When I’m busying take care of Maya, Ethan, you spend most of the time at your grandparents. When you are at home with us, I’ve noticed one of your favorite activities is counting. Numbers are your passion now. You count the toes on your feet, the steps leading up to the living room, the bowl of Cheerios that you don’t eat, those broccoli florets that you pick out from your plate. One morning, you asked for raisins for breakfast, I picked three from a box of Raisin Bran, put them in your bowl and asked you to count them. You took out each one of them and counted slowly, “One… two… three…” Then you kept going, “Four… seven… eight…” You were willing them with the power of your brain to multiply.
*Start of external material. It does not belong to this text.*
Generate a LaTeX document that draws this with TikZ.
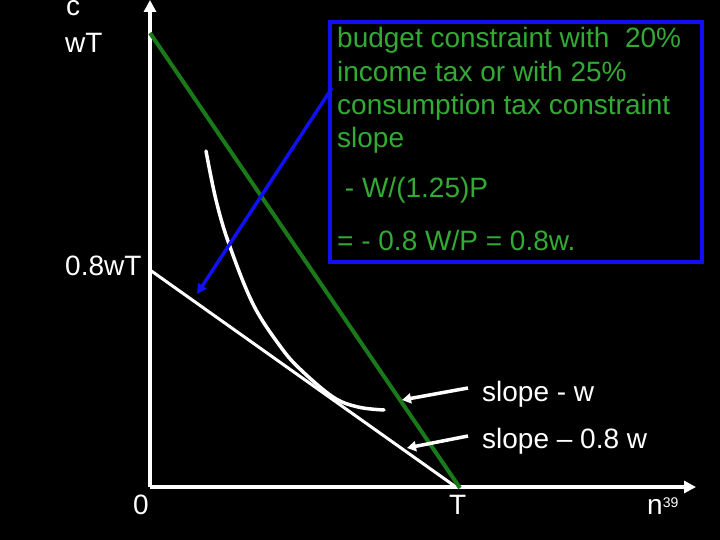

Ethan, you are handling Maya’s arrival much like I had anticipated you would. You are still skeptical to get close to her. But you are definitely accepting the fact that Maya is part of the family. You used to say, “Daddy home! Mommy home! Ethan home!” Recently, you say this followed by “Maya home!” And that is just the most heart-warming thing I’ve ever heard.
The other day, when I was sitting in the living room with Maya in my lap while you were trying to crash your father’s stereo system. I wasn’t sure if it’s the gloomy weather, or my raging hormones, or the exhaustion, or the anxiety attack, the urge to cry caught me so harshly, so uncontrollably. I felt so guilty, like I had betrayed you by bringing someone else into our lives. Here I was forcing you into one of the most painful transitions of your life. And even though I knew I was being completely irrational, I just wanted to clutch you to my chest and apologize. I had no idea I was going to feel that way. I was totally unprepared for this.
But when I looked at both of your faces, I couldn’t be more proud of myself to have not one but two beautiful children. You both made me a magnificent mother. And I’ve realized having those thoughts and being heart-broken are just part of the plan.